Rajoy is resisting German pressure for tougher additional policy conditions to be attached to any aid program, refusing to consider cutting pensions, a key drag on Spanish finances. If Spain tries to tough it out, its risk premium over safe-haven German bonds could spike again as investors take fright.
With the ECB effectively declaring itself a buyer of last resort for troubled governments' debt, predictions of a eurozone breakup have become less imminent.
The prophets of doom are now to be found more among the guardians of German central banking orthodoxy than among Anglo-Saxon critics of the single currency.
"We will get a liability union which will change the character of the monetary union towards an Italian-style monetary union. It will have parallels with the Italy of the 1970s and 1980s," said Joerg Kraemer, chief economist at Commerzbank.
Criticism echoed
The Bundesbank, Germany's central bank, was isolated in opposing the ECB bond-buying decision, and its criticism was widely echoed in the German media.
Yet one of the lessons of the last week is that strident critics have failed to sway either Chancellor Angela Merkel or the constitutional court judges.
Indeed, the pro-European consensus in Berlin's political establishment seems to be strengthening.
The opposition Social Democrats and Greens support closer EU fiscal and economic union, including the eventual issuance of common eurozone bonds, giving Merkel potential alternative coalition partners after next year's German general election.
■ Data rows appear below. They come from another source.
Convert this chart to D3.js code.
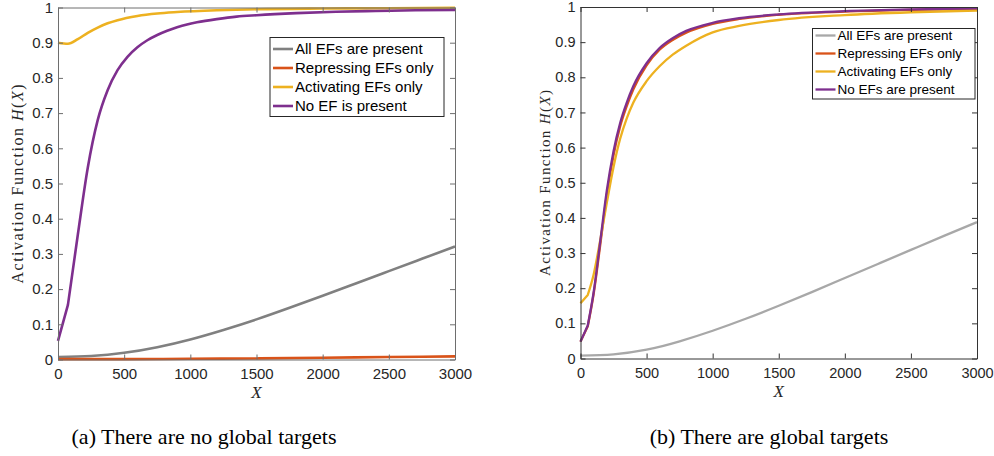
<!DOCTYPE html>
<html>
<head>
<meta charset="utf-8">
<script src="https://cdn.jsdelivr.net/npm/d3@7"></script>
<style>
  body { margin: 0; background: #fff; }
  svg { display: block; }
</style>
</head>
<body>
<svg id="chart" width="994" height="456"></svg>
<script>
// Axis ticks shared by both panels
const xTickValues = [0, 500, 1000, 1500, 2000, 2500, 3000];
const yTickValues = [0, 0.1, 0.2, 0.3, 0.4, 0.5, 0.6, 0.7, 0.8, 0.9, 1];

// Panel (a): no global targets
const aAllX  = [0, 250, 500, 750, 1000, 1250, 1500, 1750, 2000, 2250, 2500, 2750, 3000];
const aAllY  = [0.007, 0.010, 0.019, 0.035, 0.057, 0.084, 0.114, 0.147, 0.181, 0.216, 0.251, 0.286, 0.321];
const aRepX  = [0, 500, 1000, 1500, 2000, 2500, 3000];
const aRepY  = [0.001, 0.001, 0.002, 0.003, 0.005, 0.007, 0.009];
const aActX  = [0, 75, 150, 225, 300, 375, 450, 600, 750, 900, 1200, 1500, 2000, 2500, 3000];
const aActY  = [0.900, 0.897, 0.910, 0.928, 0.943, 0.955, 0.964, 0.976, 0.983, 0.987, 0.992, 0.995, 0.997, 0.998, 0.999];
const aNoneX = [0, 75, 150, 225, 300, 375, 450, 525, 600, 675, 750, 825, 900, 975, 1050, 1200, 1350, 1500, 1800, 2100, 2400, 2700, 3000];
const aNoneY = [0.053, 0.155, 0.355, 0.545, 0.680, 0.765, 0.822, 0.860, 0.887, 0.907, 0.922, 0.934, 0.944, 0.952, 0.958, 0.967, 0.974, 0.978, 0.984, 0.988, 0.990, 0.992, 0.993];

// Panel (b): global targets
const bAllX  = [0, 250, 500, 750, 1000, 1250, 1500, 1750, 2000, 2250, 2500, 2750, 3000];
const bAllY  = [0.008, 0.012, 0.025, 0.049, 0.079, 0.113, 0.150, 0.189, 0.229, 0.269, 0.309, 0.349, 0.388];
const bRepX  = [0, 55, 100, 150, 200, 250, 300, 350, 400, 500, 600, 700, 800, 1000, 1200, 1500, 2000, 2500, 3000];
const bRepY  = [0.048, 0.092, 0.185, 0.325, 0.468, 0.578, 0.660, 0.718, 0.766, 0.834, 0.879, 0.907, 0.927, 0.952, 0.966, 0.978, 0.987, 0.992, 0.995];
const bActX  = [0, 55, 100, 150, 200, 250, 300, 350, 400, 500, 600, 700, 800, 1000, 1200, 1500, 2000, 2500, 3000];
const bActY  = [0.157, 0.181, 0.240, 0.338, 0.445, 0.545, 0.625, 0.683, 0.728, 0.789, 0.832, 0.865, 0.890, 0.928, 0.946, 0.963, 0.977, 0.985, 0.990];
const bNoneX = [0, 55, 100, 150, 200, 250, 300, 350, 400, 500, 600, 700, 800, 1000, 1200, 1500, 2000, 2500, 3000];
const bNoneY = [0.048, 0.094, 0.190, 0.335, 0.480, 0.590, 0.670, 0.728, 0.775, 0.840, 0.884, 0.912, 0.932, 0.955, 0.968, 0.979, 0.988, 0.993, 0.996];

const namesA = ["All EFs are present", "Repressing EFs only", "Activating EFs only", "No EF is present"];
const namesB = ["All EFs are present", "Repressing EFs only", "Activating EFs only", "No EFs are present"];
const captions = ["(a) There are no global targets", "(b) There are global targets"];

const svg = d3.select("#chart");
const SANS = "'Liberation Sans', Arial, Helvetica, sans-serif";
const SERIF = "'Liberation Serif', 'DejaVu Serif', serif";
const TEXT = "#262626";

const zip = (xs, ys) => xs.map((v, i) => [v, ys[i]]);
const fmt = d => String(+d.toFixed(1));

function panel(opt) {
  const g = svg.append("g");
  const x = d3.scaleLinear().domain([0, 3000]).range([opt.x0, opt.x1]);
  const y = d3.scaleLinear().domain([0, 1]).range([opt.yb, opt.yt]);

  // curves: smooth through the samples; series flagged "kink" keep a
  // straight first segment (coarse first sample step)
  const smooth = d3.line().x(d => x(d[0])).y(d => y(d[1])).curve(d3.curveMonotoneX);
  const natural = d3.line().x(d => x(d[0])).y(d => y(d[1])).curve(d3.curveNatural);
  opt.series.forEach(s => {
    const pts = zip(s.xs, s.ys);
    let d;
    if (s.kink) {
      const rest = smooth(pts.slice(1));
      d = `M${x(pts[0][0])},${y(pts[0][1])}L` + rest.slice(1);
    } else if (s.natural) {
      d = natural(pts);
    } else {
      d = smooth(pts);
    }
    g.append("path")
      .attr("d", d)
      .attr("fill", "none")
      .attr("stroke", s.color)
      .attr("stroke-width", opt.lw)
      .attr("stroke-linejoin", "round");
  });

  // axes (ticks point inward, box on)
  const styleAxis = (sel, labels) => {
    sel.selectAll("path.domain").attr("stroke", opt.frame).attr("stroke-width", 1);
    sel.selectAll(".tick line").attr("stroke", opt.frame).attr("stroke-width", 1);
    sel.selectAll(".tick text")
      .attr("fill", TEXT)
      .style("font-family", SANS)
      .style("font-size", opt.tfs + "px");
    if (!labels) sel.selectAll(".tick text").remove();
  };
  g.append("g").attr("transform", `translate(0,${opt.yb})`)
    .call(d3.axisBottom(x).tickValues(xTickValues).tickFormat(fmt).tickSize(-5).tickSizeOuter(0).tickPadding(9))
    .call(s => styleAxis(s, true));
  g.append("g").attr("transform", `translate(0,${opt.yt})`)
    .call(d3.axisTop(x).tickValues(xTickValues).tickSize(-5).tickSizeOuter(0))
    .call(s => styleAxis(s, false));
  g.append("g").attr("transform", `translate(${opt.x0},0)`)
    .call(d3.axisLeft(y).tickValues(yTickValues).tickFormat(fmt).tickSize(-5).tickSizeOuter(0).tickPadding(5))
    .call(s => styleAxis(s, true));
  g.append("g").attr("transform", `translate(${opt.x1},0)`)
    .call(d3.axisRight(y).tickValues(yTickValues).tickSize(-5).tickSizeOuter(0))
    .call(s => styleAxis(s, false));

  // y label
  const yl = g.append("text")
    .attr("transform", `translate(${opt.ylx},${opt.ylc}) rotate(-90)`)
    .attr("text-anchor", "middle")
    .attr("textLength", opt.yll)
    .attr("lengthAdjust", "spacing")
    .attr("fill", TEXT)
    .style("font-family", SERIF)
    .style("font-size", opt.ylfs + "px");
  yl.append("tspan").text("Activation Function ");
  yl.append("tspan").style("font-style", "italic").text("H");
  yl.append("tspan").text("(");
  yl.append("tspan").style("font-style", "italic").text("X");
  yl.append("tspan").text(")");

  // x label
  g.append("text")
    .attr("x", (opt.x0 + opt.x1) / 2)
    .attr("y", opt.yb + 38)
    .attr("text-anchor", "middle")
    .attr("fill", TEXT)
    .style("font-family", SERIF)
    .style("font-style", "italic")
    .style("font-size", "17px")
    .text("X");

  // legend
  const L = opt.legend;
  const lg = g.append("g");
  lg.append("rect")
    .attr("x", L.x).attr("y", L.y).attr("width", L.w).attr("height", L.h)
    .attr("fill", "#fff").attr("stroke", "#262626").attr("stroke-width", 1);
  opt.series.forEach((s, i) => {
    const cy = L.y + L.first + i * L.step;
    lg.append("line")
      .attr("x1", L.x + 3).attr("x2", L.x + 23)
      .attr("y1", cy).attr("y2", cy)
      .attr("stroke", s.color).attr("stroke-width", opt.lw);
    lg.append("text")
      .attr("x", L.x + 25).attr("y", cy)
      .attr("dy", "0.35em")
      .attr("fill", "#000")
      .style("font-family", SANS)
      .style("font-size", L.fs + "px")
      .text(s.name);
  });

  // caption
  svg.append("text")
    .attr("x", opt.capX).attr("y", 444)
    .attr("text-anchor", "middle")
    .attr("fill", "#000")
    .style("font-family", SERIF)
    .style("font-size", "22px")
    .text(opt.caption);
}

panel({
  x0: 58, x1: 455, yt: 7.5, yb: 359.5, lw: 2.6, frame: "#6e6e6e", tfs: 15,
  ylx: 23, ylc: 184, yll: 199, ylfs: 16,
  series: [
    { xs: aAllX,  ys: aAllY,  color: "#808080", name: namesA[0], natural: true },
    { xs: aRepX,  ys: aRepY,  color: "#D95319", name: namesA[1] },
    { xs: aActX,  ys: aActY,  color: "#EDB120", name: namesA[2] },
    { xs: aNoneX, ys: aNoneY, color: "#7E2F8E", name: namesA[3], kink: true }
  ],
  legend: { x: 270, y: 37.5, w: 174, h: 79, first: 11.5, step: 19, fs: 15 },
  caption: captions[0], capX: 204
});

panel({
  x0: 580.5, x1: 977, yt: 7, yb: 358.5, lw: 2.3, frame: "#333333", tfs: 14.5,
  ylx: 550, ylc: 183, yll: 186, ylfs: 15,
  series: [
    { xs: bAllX,  ys: bAllY,  color: "#a8a8a8", name: namesB[0], natural: true },
    { xs: bRepX,  ys: bRepY,  color: "#D95319", name: namesB[1], kink: true },
    { xs: bActX,  ys: bActY,  color: "#EDB120", name: namesB[2], kink: true },
    { xs: bNoneX, ys: bNoneY, color: "#7E2F8E", name: namesB[3], kink: true }
  ],
  legend: { x: 812.5, y: 28.5, w: 162.5, h: 70.5, first: 7, step: 18, fs: 13.5 },
  caption: captions[1], capX: 769
});
</script>
</body>
</html>
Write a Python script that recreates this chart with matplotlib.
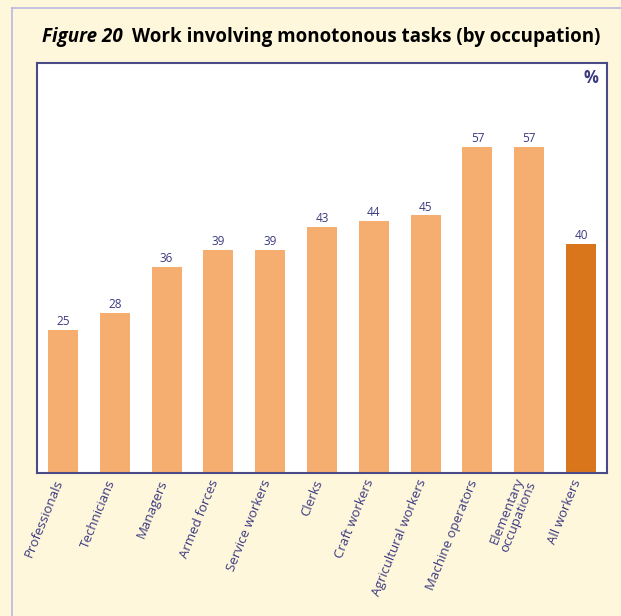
import matplotlib
matplotlib.use("Agg")
import matplotlib.pyplot as plt
from matplotlib.lines import Line2D

categories = ["Professionals", "Technicians", "Managers", "Armed forces", "Service workers",
              "Clerks", "Craft workers", "Agricultural workers", "Machine operators",
              "Elementary\noccupations", "All workers"]
values = [25, 28, 36, 39, 39, 43, 44, 45, 57, 57, 40]
light = "#F5AE6F"
dark = "#D9761C"
colors = [light] * 10 + [dark]
navy = "#3A3A80"
bg = "#FFF7DC"

plt.rcParams['font.family'] = ['Open Sans', 'DejaVu Sans']

fig = plt.figure(figsize=(6.21, 6.16), dpi=100)
fig.patch.set_facecolor(bg)

# outer frame lines
fig.add_artist(Line2D([12/621, 12/621], [0, 1-8/616], transform=fig.transFigure, color="#B8B8E0", lw=1.2))
fig.add_artist(Line2D([12/621, 1], [1-8/616, 1-8/616], transform=fig.transFigure, color="#B8B8E0", lw=1.2))

ax = fig.add_axes([37/621, 1-473/616, (607-37)/621, (473-63)/616])
ax.set_facecolor("white")
x = list(range(len(categories)))
ax.bar(x, values, width=0.58, color=colors, zorder=2)
ax.set_xlim(-0.5, 10.5)
ax.set_ylim(0, 71.6)
ax.set_yticks([])
ax.set_xticks([xi - 0.06 for xi in x])
ax.set_xticklabels(categories, rotation=68, ha='right', va='center', rotation_mode='anchor',
                   color=navy, fontsize=9.5, linespacing=0.95)
ax.tick_params(axis='x', length=0, pad=5)
for s in ax.spines.values():
    s.set_color("#4A4A88")
    s.set_linewidth(1.5)

for xi, v in zip(x, values):
    ax.text(xi, v + 0.3, str(v), ha='center', va='bottom', fontsize=8.5, color=navy)

ax.text(0.985, 0.985, "%", transform=ax.transAxes, ha='right', va='top', fontsize=12,
        fontweight='bold', color=navy)

t1 = fig.text(42/621, 1-37/616, "Figure 20", fontsize=13.5, fontweight='bold', style='italic',
              color='black', va='center', ha='left')
fig.canvas.draw()
bb = t1.get_window_extent()
fig.text((bb.x1 + 9) / fig.bbox.width, 1-37/616, "Work involving monotonous tasks (by occupation)",
         fontsize=13.5, fontweight='bold', color='black', va='center', ha='left')

fig.savefig("out.png", dpi=100, facecolor=bg)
That may have emboldened usually cautious European Commission President Jose Manuel Barroso to call in his State of the Union address for a more far-reaching pooling of sovereignty to move towards a "democratic federation of nation states."
Yet there is little public appetite for deeper political integration in many countries.
Other obstacles to a smooth resolution of the crisis include Greece's failure to meet its fiscal and economic reform targets and financial troubles among eurozone minnows Cyprus and Slovenia.
Economists are also worried that France, a crucial contributor to the rescue fund, is failing to cut public spending or embark on structural economic reforms under way elsewhere in the eurozone.
Uncertainty shrouds Italy's prospects. Technocratic Prime Minister Mario Monti's term expires next April and a general election may produce political gridlock or a weak government.
It is also unclear whether ECB support for Spain, assuming it requests assistance, will be enough to keep Italy's borrowing costs under control without Rome having to apply for a program of its own.
"The euro crisis is not over yet. It comes in waves. Grave risks are still ahead," said Holger Schmieding, chief economist at Berenberg Bank.
"But between them, the German government, the German court and the ECB have over the last six weeks made it even more likely than before that future waves of turmoil will be less vicious than the ones before."